I think it was something people did because it made money, like the Shangri-Las. So somebody compiled all these songs together and it’s wild, I recommend it [laughs].

What about your songwriting – do the words come first or the music?

The words mostly come first. It starts with me, I just need a solid opening couple of lines and I can build a song around it. This band is very lyric-driven. We don’t jam – we’ll jam out little bits but the structure is 99% there when we start playing.

Alexandra was the opening single. It’s quite a brutal song about someone getting ostracised. Did this song draw from something you’d read, or personal experience?

It was partly personal. I left home when I was 17, moved from Adelaide to Melbourne. The first five years from then were pretty insane. I keep coming back to my first couple of years in Melbourne because it was insane and hyper and has a lot of characters and weird stuff. My life right now is pretty boring! [laughs]. But it partly mixed my personal story with a couple of other stories I’d read about, like newspaper articles of people in Europe getting set on fire and beheaded by their families. I put it all together and tried to make this hyper-realism song.

It’s very effecting! Vincent Van Gogh from the previous album you’d said was referring to a specific kind of male in the Melbourne music scene. On this album you have Baby Bottle, is that based on personal experience with someone as well?

Yeah. These kind of people keep coming into my life [laughs]. It’s interesting that one, because I wrote it about someone else at first and we started playing it before we recorded. Then I thought “I don’t really have this grudge against this person anymore,” but then I had a similar grudge against someone else and managed to transfer that energy to them! I like pointing the finger at people that piss me off [laughs].
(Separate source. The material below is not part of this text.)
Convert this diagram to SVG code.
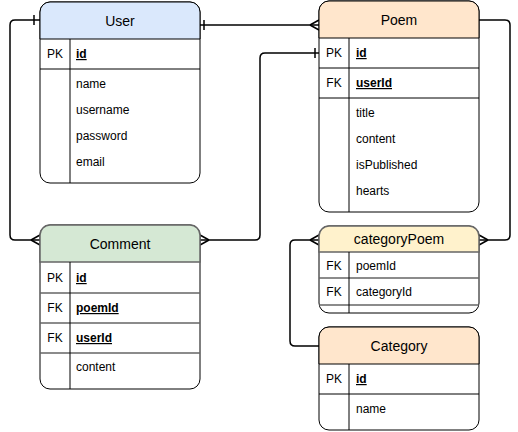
<svg xmlns="http://www.w3.org/2000/svg" width="518" height="432" viewBox="0 0 518 432">
<style>
.box{fill:#fff;stroke:#000;stroke-width:1}
.ln{stroke:#000;stroke-width:1;fill:none}
.ln2{stroke:#666;stroke-width:1.5;fill:none}
.hd{font-family:"Liberation Sans",Arial,sans-serif;font-size:14px;fill:#000;text-anchor:middle}
.k{font-family:"Liberation Sans",Arial,sans-serif;font-size:12px;fill:#000;text-anchor:middle}
.f{font-family:"Liberation Sans",Arial,sans-serif;font-size:12px;fill:#000}
.b{font-weight:bold;text-decoration:underline}
.c{stroke:#000;stroke-width:1.5;fill:none}
</style>
<rect width="518" height="432" fill="#fff"/>
<g id="connectors">
<path class="c" d="M40,20 L15,20 Q10,20 10,25 L10,235 Q10,240 15,240 L40,240"/>
<path class="c" d="M34,15 L34,25"/>
<path class="c" d="M31,240 L40,235 M31,240 L40,245"/>
<path class="c" d="M200,25 L319,25"/>
<path class="c" d="M204,20 L204,30"/>
<path class="c" d="M310,25 L319,20 M310,25 L319,30"/>
<path class="c" d="M319,53 L265,53 Q260,53 260,58 L260,235 Q260,240 255,240 L200,240"/>
<path class="c" d="M315,48 L315,58"/>
<path class="c" d="M209,240 L200,235 M209,240 L200,245"/>
<path class="c" d="M479,20 L505,20 Q510,20 510,25 L510,235 Q510,240 505,240 L479,240"/>
<path class="c" d="M488,240 L479,235 M488,240 L479,245"/>
<path class="c" d="M319,240 L295,240 Q290,240 290,245 L290,341 Q290,346 295,346 L319,346"/>
<path class="c" d="M310,240 L319,235 M310,240 L319,245"/>
</g>
<g id="User">
<rect class="box" x="40" y="2" width="160" height="181" rx="10"/>
<path d="M40,39 L40,12 A10,10 0 0 1 50,2 L190,2 A10,10 0 0 1 200,12 L200,39 Z" fill="#dae8fc" stroke="#000" stroke-width="1"/>
<path class="ln" d="M40,69 L200,69 M70,39 L70,183"/>
<text class="hd" x="120" y="26">User</text>
<text class="k" x="55" y="58">PK</text>
<text class="f b" x="76" y="58">id</text>
<text class="f" x="76" y="88">name</text>
<text class="f" x="76" y="114">username</text>
<text class="f" x="76" y="140">password</text>
<text class="f" x="76" y="166">email</text>
</g>
<g id="Poem">
<rect class="box" x="319" y="1" width="160" height="211" rx="10"/>
<path d="M319,38 L319,11 A10,10 0 0 1 329,1 L469,1 A10,10 0 0 1 479,11 L479,38 Z" fill="#ffe6cc" stroke="#000" stroke-width="1"/>
<path class="ln" d="M319,68 L479,68 M319,98 L479,98 M349,38 L349,212"/>
<text class="hd" x="399" y="25">Poem</text>
<text class="k" x="334" y="57">PK</text>
<text class="f b" x="356" y="57">id</text>
<text class="k" x="334" y="87">FK</text>
<text class="f b" x="356" y="87">userId</text>
<text class="f" x="356" y="117">title</text>
<text class="f" x="356" y="143">content</text>
<text class="f" x="356" y="169">isPublished</text>
<text class="f" x="356" y="195">hearts</text>
</g>
<g id="Comment">
<rect class="box" x="40" y="225" width="160" height="164" rx="10"/>
<path d="M40,262 L40,235 A10,10 0 0 1 50,225 L190,225 A10,10 0 0 1 200,235 L200,262 Z" fill="#d5e8d4" stroke="#666" stroke-width="1.5"/>
<path class="ln2" d="M40,293 L200,293 M40,323 L200,323 M40,353 L200,353"/>
<path class="ln" d="M70,262 L70,389"/>
<text class="hd" x="120" y="249">Comment</text>
<text class="k" x="55" y="282">PK</text>
<text class="f b" x="76" y="282">id</text>
<text class="k" x="55" y="312">FK</text>
<text class="f b" x="76" y="312">poemId</text>
<text class="k" x="55" y="342">FK</text>
<text class="f b" x="76" y="342">userId</text>
<text class="f" x="76" y="371">content</text>
</g>
<g id="categoryPoem">
<rect class="box" x="319" y="226" width="160" height="87" rx="10"/>
<path d="M319,252 L319,236 A10,10 0 0 1 329,226 L469,226 A10,10 0 0 1 479,236 L479,252 Z" fill="#fff2cc" stroke="#666" stroke-width="1.5"/>
<path class="ln2" d="M319,278 L479,278 M319,305 L479,305"/>
<path class="ln" d="M349,252 L349,313"/>
<text class="hd" x="399" y="244">categoryPoem</text>
<text class="k" x="334" y="270">FK</text>
<text class="f" x="356" y="270">poemId</text>
<text class="k" x="334" y="296">FK</text>
<text class="f" x="356" y="296">categoryId</text>
</g>
<g id="Category">
<rect class="box" x="319" y="327" width="160" height="103" rx="10"/>
<path d="M319,364 L319,337 A10,10 0 0 1 329,327 L469,327 A10,10 0 0 1 479,337 L479,364 Z" fill="#ffe6cc" stroke="#000" stroke-width="1"/>
<path class="ln" d="M319,394 L479,394 M349,364 L349,430"/>
<text class="hd" x="399" y="351">Category</text>
<text class="k" x="334" y="383">PK</text>
<text class="f b" x="356" y="383">id</text>
<text class="f" x="356" y="413">name</text>
</g>
</svg>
Well it results in some good songs! You’ve said before that you didn’t want to write normal songs, you’d rather write about aliens and computers. You have IBM from the previous album and now Christian Neurosurgeon from this one. What inspired that track?

I can’t remember the catalyst for it. It’s one of those songs where I started writing it as a silly song that I probably wasn’t going to show anybody, but then it turned into another thing. In my case I’ve written silly songs thinking “I’m gonna write a silly song because nobody can stop me.” Then suddenly I’ll turn around and think “this is alright, there’s some depth here,” and a song is able to grow out of it.

What about the song Prima Donna, was that a similar approach? It’s a funny character story, did you draw it from personal experience?

It’s a very silly story. Do you know Capt’n Snooze? It’s about someone playing the character of Capt’n Snooze, and hating being typecast. I always think of Alec Guinness, how he was an amazing Shakespearean actor and then they got him to do Star Wars and he got stuck playing Star Wars and fucking hated it [laughs]. Just getting stuck doing something you don’t want to do, it’s the worst thing in the world.

I wish you guys the best! Your recent dates were cancelled but we hope to see you soon after all this madness is over, and there’s also the tour with Faith No More that’s been rescheduled for March 2021…

Yeah, we had the Pixies show in Perth [on March 17] and we were going to play our own show the next day, but unfortunately it didn’t work out like that. Nothing’s been announced yet but the Pixies show is trying to find another date. Which is good, means we can come back to Perth. I really loved coming last time and I’m itching to be back!